In short, there would have been better ways to do this, and it might have been held in reserve for a time it more needed doing. (I’ve long argued for a targeted ZERO capital gains tax rate on all purchases of NEWLY-ISSUED securities, to encourage the formation of new capital and the financing of new projects and growth, but no additional tax break on the mere TRADING of existing securities. It also makes no sense to me to make people wait a year or five to get the benefit of a tax break — there are already huge incentives to holding for the long term, such as the avoidance of tax altogether until you sell, so why artificially obstruct the natural flow of capital based on where people think it will earn the best return? Especially in the context of my NEWLY-ISSUED distinction, eliminating the holding period would work very well.)

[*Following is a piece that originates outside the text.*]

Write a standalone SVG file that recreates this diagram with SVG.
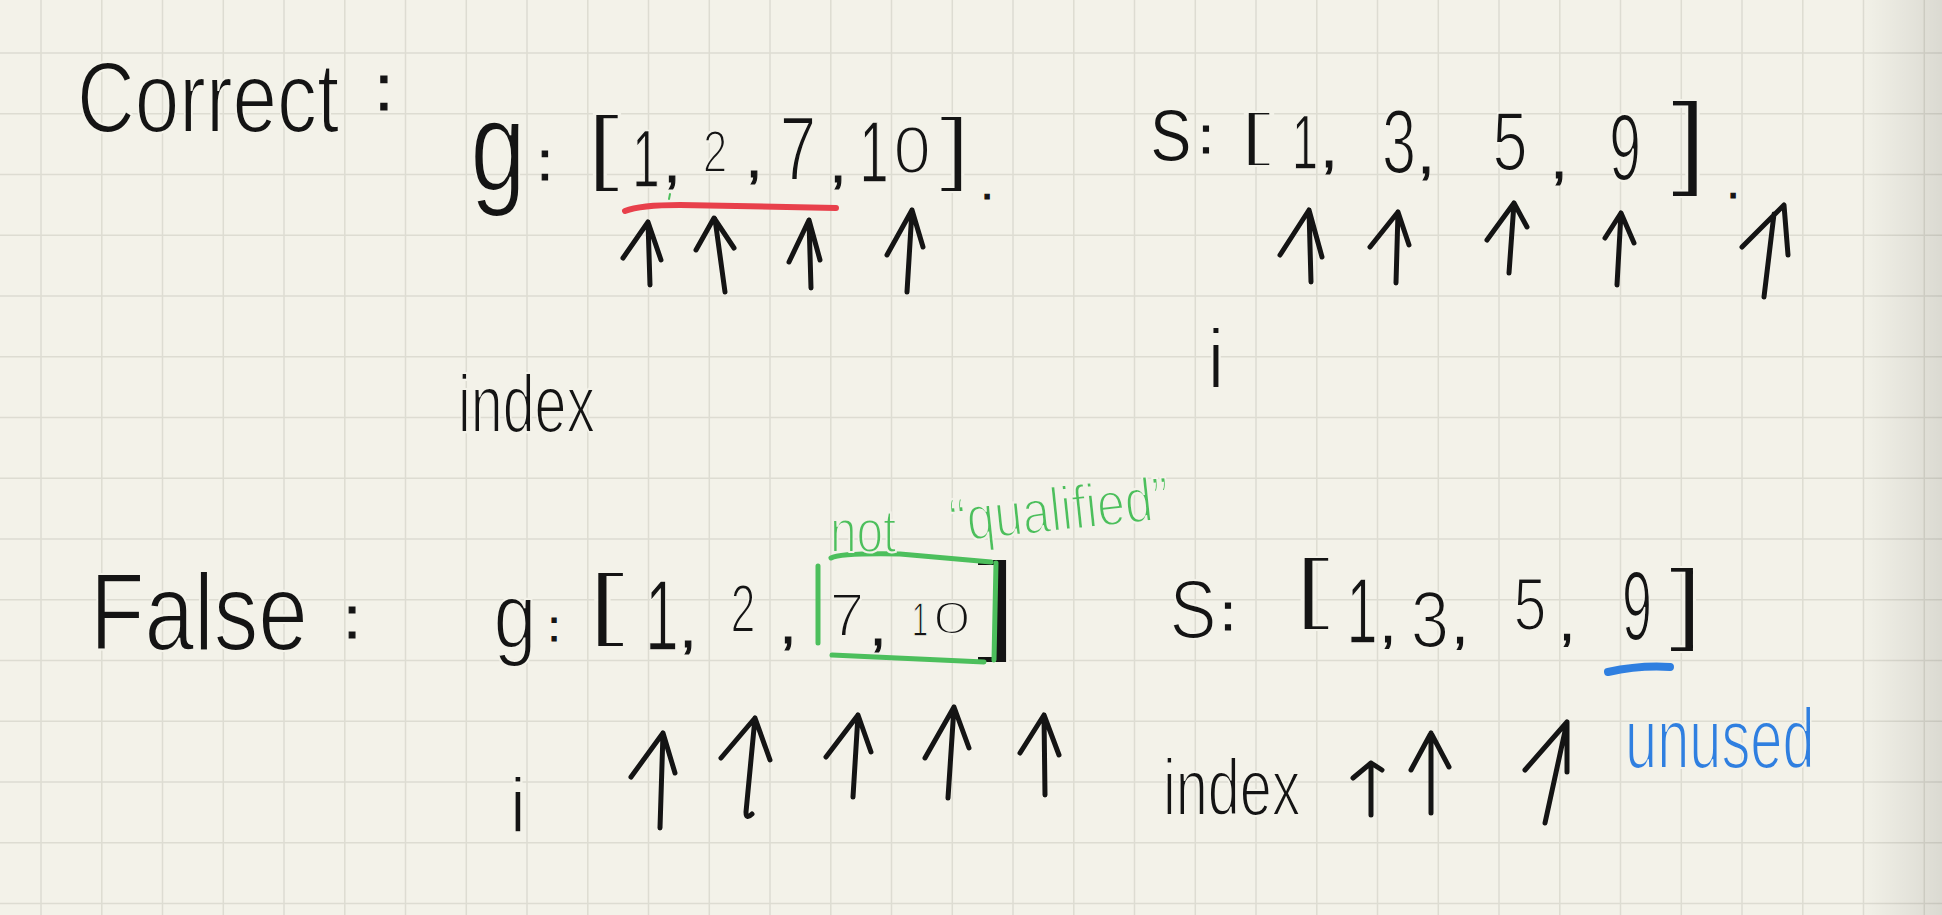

Still, I’m as human as the next guy (no — I am!), and so I’m delighted that MY vast fortune will swell as a result of the cut to 20% and 18%. And that I can sell my house with no tax (even though I could have already, so long as I bought another of equal or greater value within two years). And that when I sell my little South Beach apartment building (14 tiny units, not great shape, yours for $499,999), I will get to keep an extra $25,000. Hey, I’m not crazy.

But I also do worry about the impact on charities. With tax rates fairly high, the benefit in giving appreciated securities — which is really pretty painless — was so neat it almost made you forget you still were, after all, getting poorer not richer by "beating taxes" this way. Now, especially to those living in low- or no-tax states, the benefit with an 18% or 20% rate will be less . . . and the lure of actual cash will be stronger. Beating taxes is a lure. Pure, after-tax cash is a lure. You’re pulled one way, you’re pulled the other — I predict that, by sliding the fulcrum of this tug of war away from the satisfactions of generosity to the primal appeal of self-interest (me! me! me!), the tax bill will inadvertently cut into charitable giving a bit.

You could argue, of course, just the opposite — that by letting rich people be a little richer, they’ll have even more money available to give away. But my own instinct is that it won’t necessarily work this way.

Then again, the difference isn’t likely to be dramatic or, perhaps (given all the other variables you can’t control), even measurable.

I have some other musings on the tax bill, but we’re both getting carried away, distracted by tax loopholes, as usual, from our basic productive work. In your case: whatever it is you do for a living. In my case, writing for you the essence of this genie joke. (Forgive me if it hit your e-mailbox as it did mine.) The long form is a lot of fun and involves a lot of description of this 28-year-old golfer and his beautiful young wife. The short form is that they went to apologize to the owner of a golf-course-adjacent house whose window they just smashed with a terrible slice. "I’m not the owner," says the guy they encounter, "I’m a genie! In fact, until your golf ball smashed that window and then this vase, I had been trapped in here for 300 years!" Far from being angry, he offered them two wishes by way of gratitude, with the proviso that he then get one of his own. "I want to be a scratch golfer," said the man. "Poof, you’re a scratch golfer," said the genie. "I want ten million dollars," said the man. "Poof, you’ve got ten million dollars," said the genie. He then noted that he had been in that bottle for 300 years, without the company of a woman, let alone a woman as beautiful as the golfer’s wife, and so he made his wish, which involved spending the next hour with her. At the end of which, before they returned to the living room, he asked the wife: "How old is your husband?" "Twenty-eight." "And how long has he believed in this genie stuff?"

Enjoy your tax cut. Let’s hope it works largely as intended — as it may well — rather than spawn an industry of unproductive ways to convert ordinary income to capital gains, and overheat things that are already more than a little lukewarm warm.